Second, experiments done on animals and a few humans(interesting studies, glad they were included) indicated that eating every other day activate SIRT1(called something else in non-humans), which (in my words) guides your cells to repairing themselves instead of dying in the face of stress, and causes fat to move into the bloodstream and inhibits fat storage. The first part improves your health in many ways, the second helps you lose weight.
He is definitely a calories-in-calories-out guy. But he holds that everyday restriction is too difficult for 90% of humans to maintain, because our genes are telling us to EAT! But that we can do it for one day at a time. (As an interesting correlation, he suggests that for maintenance after losing your weight, you gradually increase your down days from 20% to whatever percent[but still lower than 100%] you need to maintain. He is at 55% on his down days.) His study also suggests that any hunger difficulties become less as you get into the diet.
He is very excited about the health benefits of alternate day fasting and the action of SIRT1. There's some stuff in the book about CRON(Calorie Restriction with Optimal Nutrition) and he sees his method as a good way of getting the effects of calorie restriction without having to have super-human resolve.
I am interested in the cell renewal aspects of fasting, so those parts of the book were very interesting to me.
Less so, was some of his CW regarding low-carb. He definitely follows the 'grains are good for you' line, which is fine for him, but to me indicates a bias that had me looking at his other stuff more carefully than I would have. He disparages low-carb, but at the same time, there's this wonderfully funny quote: "...eating nothing every other day would probably be the most effective. Except, of course, that no one can do it!"

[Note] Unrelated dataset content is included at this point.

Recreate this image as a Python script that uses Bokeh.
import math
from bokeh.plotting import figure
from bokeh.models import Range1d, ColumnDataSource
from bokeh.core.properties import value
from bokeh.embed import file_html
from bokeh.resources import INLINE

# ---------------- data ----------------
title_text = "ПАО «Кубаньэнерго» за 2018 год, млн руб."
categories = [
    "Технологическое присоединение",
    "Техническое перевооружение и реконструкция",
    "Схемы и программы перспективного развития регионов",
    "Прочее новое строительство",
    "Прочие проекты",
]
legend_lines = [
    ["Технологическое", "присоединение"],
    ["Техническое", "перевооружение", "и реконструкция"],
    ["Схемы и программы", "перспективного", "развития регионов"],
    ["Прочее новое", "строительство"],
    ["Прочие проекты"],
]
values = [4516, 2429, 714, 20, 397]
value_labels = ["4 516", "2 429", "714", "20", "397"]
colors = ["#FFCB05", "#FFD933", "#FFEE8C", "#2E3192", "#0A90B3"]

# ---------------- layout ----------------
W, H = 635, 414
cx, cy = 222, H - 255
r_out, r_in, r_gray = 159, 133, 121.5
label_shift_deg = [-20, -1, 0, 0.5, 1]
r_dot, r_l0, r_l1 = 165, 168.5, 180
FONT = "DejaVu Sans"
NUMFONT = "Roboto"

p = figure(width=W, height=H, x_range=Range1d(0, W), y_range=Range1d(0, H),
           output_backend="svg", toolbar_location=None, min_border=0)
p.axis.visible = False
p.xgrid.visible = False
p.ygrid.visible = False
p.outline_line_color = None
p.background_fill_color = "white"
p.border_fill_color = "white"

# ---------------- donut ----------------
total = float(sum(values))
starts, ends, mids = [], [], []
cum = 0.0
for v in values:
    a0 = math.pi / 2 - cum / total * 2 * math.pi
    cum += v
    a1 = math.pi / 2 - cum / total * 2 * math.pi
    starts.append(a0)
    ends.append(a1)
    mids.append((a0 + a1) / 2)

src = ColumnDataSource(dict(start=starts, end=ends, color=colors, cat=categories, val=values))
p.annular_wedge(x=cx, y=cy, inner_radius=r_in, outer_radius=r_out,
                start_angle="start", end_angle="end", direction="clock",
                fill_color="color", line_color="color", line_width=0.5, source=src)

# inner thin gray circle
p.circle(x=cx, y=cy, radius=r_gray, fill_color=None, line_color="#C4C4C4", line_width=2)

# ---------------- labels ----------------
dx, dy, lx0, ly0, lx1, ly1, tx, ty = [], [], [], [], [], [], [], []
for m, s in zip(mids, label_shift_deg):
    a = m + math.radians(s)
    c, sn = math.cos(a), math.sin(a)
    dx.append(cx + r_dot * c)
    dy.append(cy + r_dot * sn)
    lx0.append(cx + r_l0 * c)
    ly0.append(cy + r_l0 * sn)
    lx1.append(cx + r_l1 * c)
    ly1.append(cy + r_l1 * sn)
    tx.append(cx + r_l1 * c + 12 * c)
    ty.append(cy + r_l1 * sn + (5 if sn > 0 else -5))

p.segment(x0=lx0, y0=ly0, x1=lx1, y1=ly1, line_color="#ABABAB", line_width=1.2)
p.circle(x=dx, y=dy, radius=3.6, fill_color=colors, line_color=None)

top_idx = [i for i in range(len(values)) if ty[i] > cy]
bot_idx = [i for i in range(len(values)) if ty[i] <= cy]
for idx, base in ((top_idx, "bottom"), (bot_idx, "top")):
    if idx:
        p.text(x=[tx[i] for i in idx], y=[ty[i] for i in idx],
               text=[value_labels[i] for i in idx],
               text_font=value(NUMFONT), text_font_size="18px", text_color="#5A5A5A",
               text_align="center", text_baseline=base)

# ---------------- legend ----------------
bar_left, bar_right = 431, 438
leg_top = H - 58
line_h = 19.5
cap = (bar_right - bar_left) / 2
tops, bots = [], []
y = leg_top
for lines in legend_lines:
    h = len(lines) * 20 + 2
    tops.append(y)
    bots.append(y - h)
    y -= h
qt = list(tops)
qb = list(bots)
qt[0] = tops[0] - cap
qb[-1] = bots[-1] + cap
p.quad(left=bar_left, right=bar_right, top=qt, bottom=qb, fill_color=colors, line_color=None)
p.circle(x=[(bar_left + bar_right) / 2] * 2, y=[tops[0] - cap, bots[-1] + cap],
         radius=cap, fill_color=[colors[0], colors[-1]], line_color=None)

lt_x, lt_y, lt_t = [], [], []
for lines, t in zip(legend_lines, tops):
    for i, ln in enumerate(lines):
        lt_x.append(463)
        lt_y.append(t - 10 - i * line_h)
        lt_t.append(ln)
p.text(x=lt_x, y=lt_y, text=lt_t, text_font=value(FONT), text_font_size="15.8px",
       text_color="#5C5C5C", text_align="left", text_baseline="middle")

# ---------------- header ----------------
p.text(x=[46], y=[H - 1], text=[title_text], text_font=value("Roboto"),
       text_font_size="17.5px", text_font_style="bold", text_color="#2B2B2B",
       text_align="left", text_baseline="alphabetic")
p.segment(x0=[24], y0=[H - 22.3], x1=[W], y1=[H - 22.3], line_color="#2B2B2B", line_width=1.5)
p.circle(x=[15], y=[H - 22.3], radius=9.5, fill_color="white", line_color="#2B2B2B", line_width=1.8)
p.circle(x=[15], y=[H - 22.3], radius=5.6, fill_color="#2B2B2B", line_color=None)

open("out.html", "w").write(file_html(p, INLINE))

It made me laugh, because for me, eating nothing for one day, is easier than limiting myself to 440 calories for one day. Perhaps I shouldn't laugh, because, after all, I haven't tried alternate day fasting for the four months it would probably take me to get to my goal. But again, it seemed to show a bias. There seem to be plenty of people, who, once they are fat-adapted, have no problem fasting for a day. Even me! And we all know I am no stellar example.
But trying to eat just 440K of some of the starchy stuff he recommends, would make it a white-knuckle day for me.

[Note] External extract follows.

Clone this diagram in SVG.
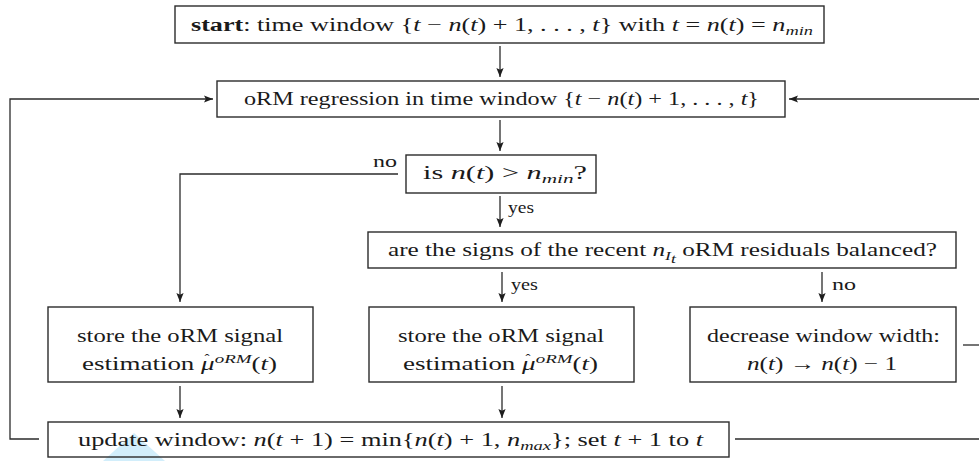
<svg xmlns="http://www.w3.org/2000/svg" width="979" height="461" viewBox="0 0 979 461">
  <defs>
    <marker id="arrow" viewBox="0 -4 10 8" refX="9" refY="0" markerWidth="10" markerHeight="8" markerUnits="userSpaceOnUse" orient="auto">
      <path d="M0,-3.6 L9,0 L0,3.6 L1.8,0 z" fill="#1e1e1e"/>
    </marker>
  </defs>
  <style>
    .box { fill: none; stroke: #2b2b2b; stroke-width: 1.4; }
    .edge { fill: none; stroke: #2b2b2b; stroke-width: 1.3; }
    .arr { marker-end: url(#arrow); }
    text { font-family: "Liberation Serif", "Times New Roman", serif; font-size: 18.5px; fill: #1a1a1a; }
    .i { font-style: italic; }
    .sub { font-style: italic; font-size: 13px; }
    .lbl { font-size: 17px; }
    .hat { font-size: 15px; text-anchor: middle; }
  </style>

  <rect width="979" height="461" fill="#ffffff"/>

  <!-- pale blue pointer shape near the bottom-left -->
  <polygon points="134,433 103,461 165,461" fill="#d2eefb"/>

  <!-- connectors -->
  <g id="connectors">
    <path class="edge arr" d="M500,46 V77"/>
    <path class="edge arr" d="M500,120 V151"/>
    <path class="edge arr" d="M500,196 V227"/>
    <path class="edge arr" d="M502,272 V302"/>
    <path class="edge arr" d="M822,272 V302"/>
    <path class="edge arr" d="M180,386 V418"/>
    <path class="edge arr" d="M502,386 V418"/>
    <path class="edge arr" d="M398,174 H180 V302"/>
    <path class="edge arr" d="M39,439 H10 V99 H213"/>
    <path class="edge arr" d="M979,99 H789"/>
    <path class="edge" d="M963,345 H979"/>
    <path class="edge" d="M735,439 H979"/>
    <text class="lbl" x="373" y="167" textLength="24" lengthAdjust="spacingAndGlyphs">no</text>
    <text class="lbl" x="508" y="213" textLength="26" lengthAdjust="spacingAndGlyphs">yes</text>
    <text class="lbl" x="511" y="290" textLength="27" lengthAdjust="spacingAndGlyphs">yes</text>
    <text class="lbl" x="832" y="290" textLength="24" lengthAdjust="spacingAndGlyphs">no</text>
  </g>

  <g id="start">
    <rect class="box" x="175" y="6" width="649" height="37"/>
    <text x="191" y="31" textLength="622" lengthAdjust="spacingAndGlyphs"><tspan font-weight="bold">start</tspan>: time window {<tspan class="i">t</tspan> − <tspan class="i">n</tspan>(<tspan class="i">t</tspan>) + 1, . . . , <tspan class="i">t</tspan>} with <tspan class="i">t</tspan> = <tspan class="i">n</tspan>(<tspan class="i">t</tspan>) = <tspan class="i">n</tspan><tspan class="sub" dy="4">min</tspan></text>
  </g>

  <g id="regression">
    <rect class="box" x="217" y="81" width="568" height="36"/>
    <text x="244" y="105" textLength="515" lengthAdjust="spacingAndGlyphs">oRM regression in time window {<tspan class="i">t</tspan> − <tspan class="i">n</tspan>(<tspan class="i">t</tspan>) + 1, . . . , <tspan class="i">t</tspan>}</text>
  </g>

  <g id="check-min">
    <rect class="box" x="406" y="155" width="190" height="38"/>
    <text x="423" y="179" textLength="164" lengthAdjust="spacingAndGlyphs">is <tspan class="i">n</tspan>(<tspan class="i">t</tspan>) &gt; <tspan class="i">n</tspan><tspan class="sub" dy="4">min</tspan><tspan dy="-4">?</tspan></text>
  </g>

  <g id="check-balance">
    <rect class="box" x="368" y="232" width="588" height="36"/>
    <text x="388" y="256" textLength="549" lengthAdjust="spacingAndGlyphs">are the signs of the recent <tspan class="i">n</tspan><tspan class="sub" dy="4">I</tspan><tspan class="sub" font-size="10" dy="3">t</tspan><tspan dy="-7"> oRM residuals balanced?</tspan></text>
  </g>

  <g id="store-left">
    <rect class="box" x="48" y="307" width="265" height="75"/>
    <text x="77" y="342" textLength="206" lengthAdjust="spacingAndGlyphs">store the oRM signal</text>
    <text x="82" y="370" textLength="195" lengthAdjust="spacingAndGlyphs">estimation <tspan class="i">μ</tspan><tspan class="sub" dy="-7">oRM</tspan><tspan dy="7">(</tspan><tspan class="i">t</tspan>)</text>
    <text class="hat" x="207" y="364">ˆ</text>
  </g>

  <g id="store-middle">
    <rect class="box" x="369" y="307" width="265" height="75"/>
    <text x="398" y="342" textLength="206" lengthAdjust="spacingAndGlyphs">store the oRM signal</text>
    <text x="403" y="370" textLength="195" lengthAdjust="spacingAndGlyphs">estimation <tspan class="i">μ</tspan><tspan class="sub" dy="-7">oRM</tspan><tspan dy="7">(</tspan><tspan class="i">t</tspan>)</text>
    <text class="hat" x="528" y="364">ˆ</text>
  </g>

  <g id="decrease">
    <rect class="box" x="690" y="307" width="266" height="75"/>
    <text x="707" y="342" textLength="233" lengthAdjust="spacingAndGlyphs">decrease window width:</text>
    <text x="747" y="370" textLength="150" lengthAdjust="spacingAndGlyphs"><tspan class="i">n</tspan>(<tspan class="i">t</tspan>) → <tspan class="i">n</tspan>(<tspan class="i">t</tspan>) − 1</text>
  </g>

  <g id="update">
    <rect class="box" x="48" y="422" width="681" height="35"/>
    <text x="78" y="446" textLength="625" lengthAdjust="spacingAndGlyphs">update window: <tspan class="i">n</tspan>(<tspan class="i">t</tspan> + 1) = min{<tspan class="i">n</tspan>(<tspan class="i">t</tspan>) + 1, <tspan class="i">n</tspan><tspan class="sub" dy="4">max</tspan><tspan dy="-4">}; set </tspan><tspan class="i">t</tspan> + 1 to <tspan class="i">t</tspan></text>
  </g>
</svg>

I had thought the maintenance plan would be to start switching to fasting one day in three, then four, five, etc. This eating 20% kind of threw me.
Once I saw that he was following the CW line on nutrition, I just skimmed that section, and skipped the recipes entirely.
The book is a quick read(especially if you skim the nutrition!) and certainly gives you something to consider. I had just been thinking of doing this for a while to help my system rest while I am figuring out my present difficulties. But the sections on the health benefits, makes me think I should consider doing this long-term(albeit, my way, with true fasting). He says you start feeling better(more energy, relief from some health symptoms) starting after your fourth Down Day, which for me, should be Tuesday. I'll keep you posted.
Ill-advised rant including a personal attack to follow
There is a person on the forum who irks me. Mostly for his opinions, but also because he is always changing his icon picture. Drives me bananas, because I always have to take a double-look to see whom I am dealing with. I also find it kind of creepy that someone who says they are a man, uses pictures of young females as his icon. Okay, maybe it is a 'thing', and I just don't understand it, but I still find it hinky. Well, this morning this person has as his icon a female smoking a cigarette. SMOKING!!! Are you f*****g kidding me?!?
Last edited by Sabine; 03-10-2013, 08:22 AM.